Labrador Retrievers


Bill Clinton’s Chocolate Lab, Buddy, remained his buddy even during the dark days of the Monica Lewinsky scandal. Despite being portrayed as rambunctious in the book and film “Marley & Me,” the Lab remains the most popular dog in America today.

Because of their even temperament, they excel as guide dogs for the blind, as part of search-and-rescue teams, and with law enforcement.



The Poodle holds the record for being the most popular dog for 22 consecutive years (1960-1982). The breed is exceptionally smart, hardy and excels in obedience training.

The breed has inspired everything from poodle skirts to the book “Travels with Charley” by John Steinbeck. Presidents Richard Nixon and Grover Cleveland both owned Poodles.



Comic-strip Beagle Snoopy made his first appearance in newspapers in 1950, and the rest is history. The Beagle was America’s No. 1 dog from 1953 to 1959.

Curious and comedic, Beagles often follow their noses, which can lead to mischief. President Lyndon B. Johnson’s Beagles, Him and Her, appeared on the cover of Life magazine.

Cocker Spaniels


The Cocker Spaniel became the country’s No. 1 dog in the 1940s. They appeared in the hit Disney movie “Lady and the Tramp” and were featured in the “Dick and Jane” books from which many baby boomers learned to read.

Checkers, the dog Richard Nixon spoke abut in his famous “Checkers speech” of 1952, was a Cocker Spaniel. Cockers are intelligent, gentle dogs that thrive as part of a family.

German Shepherds


Shortly after Rin Tin Tin was featured in the film “Man From Hell’s River” (1922), the German Shepherd became No. 1 in American Kennel Club registrations. Though German Shepherds slipped out of the Top 10 after World War II, they were No. 6 in the 1950s and have remained in the Top 4 since then.

Energetic and fun-loving, this breed is a good guard dog and the ideal choice for many families. Herbert Hoover, Franklin D. Roosevelt and John F. Kennedy were all German Shepherd owners.

Boston Terriers


This breed is an American creation, a cross between an English Bulldog and a white English Terrier. In 1891, the breed became known as Boston Terriers, taking the name of the city where they originated. The Boston Terrier has been nicknamed “the American Gentleman” because of his dapper appearance and gentle disposition.

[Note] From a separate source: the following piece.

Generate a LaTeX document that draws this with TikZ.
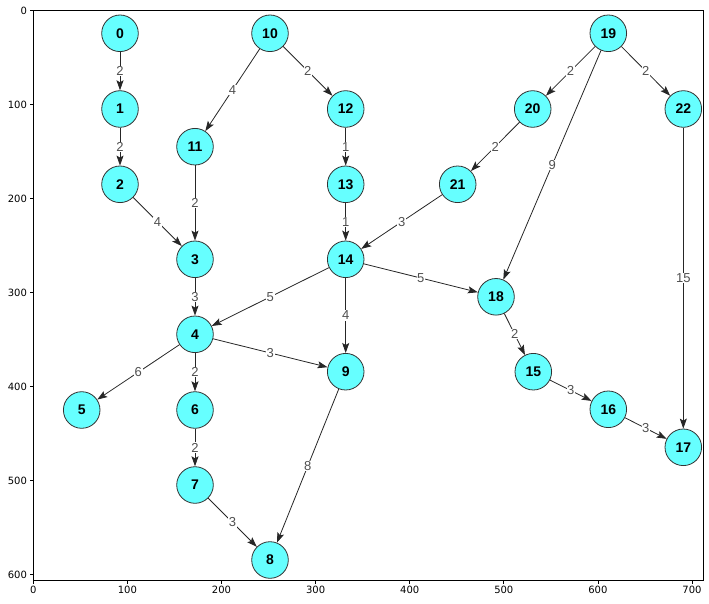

The breed is affectionate and easy to train. The best-known Boston Terrier is Rhett, the official mascot of Boston University’s varsity athletic teams.



The breed ranked in the Top Ten for seven decades of the 20th century. Collies first became fashionable in the 1860s after Queen Victoria visited the Scottish Highlands and fell in love with them.

The Collie is a devoted family dog, especially with children. The best-known Collie is, of course, the famous Lassie.

Saint Bernards


Originally used to locate freezing and helpless travelers during snowstorms, the Saint Bernard has been used to rescue travelers in the Swiss Alps for centuries and is still highly popular there today.

Despite the serious nature of his work, this breed has a big, loving personality. Famous Saint Bernards include the rollicking troublemaker Beethoven in the films of the same name.

The English Setter


1880s: English Setters English Setters were originally called Setting Spaniels. Before firearms came along, they would find birds and crouch down on their front legs (“set”) to allow the hunter to throw a net over the game.

The English Setter loves to be with people and does not thrive when isolated in a yard or kennel. President Theodore Roosevelt was the proud owner of an English Setter named Winks.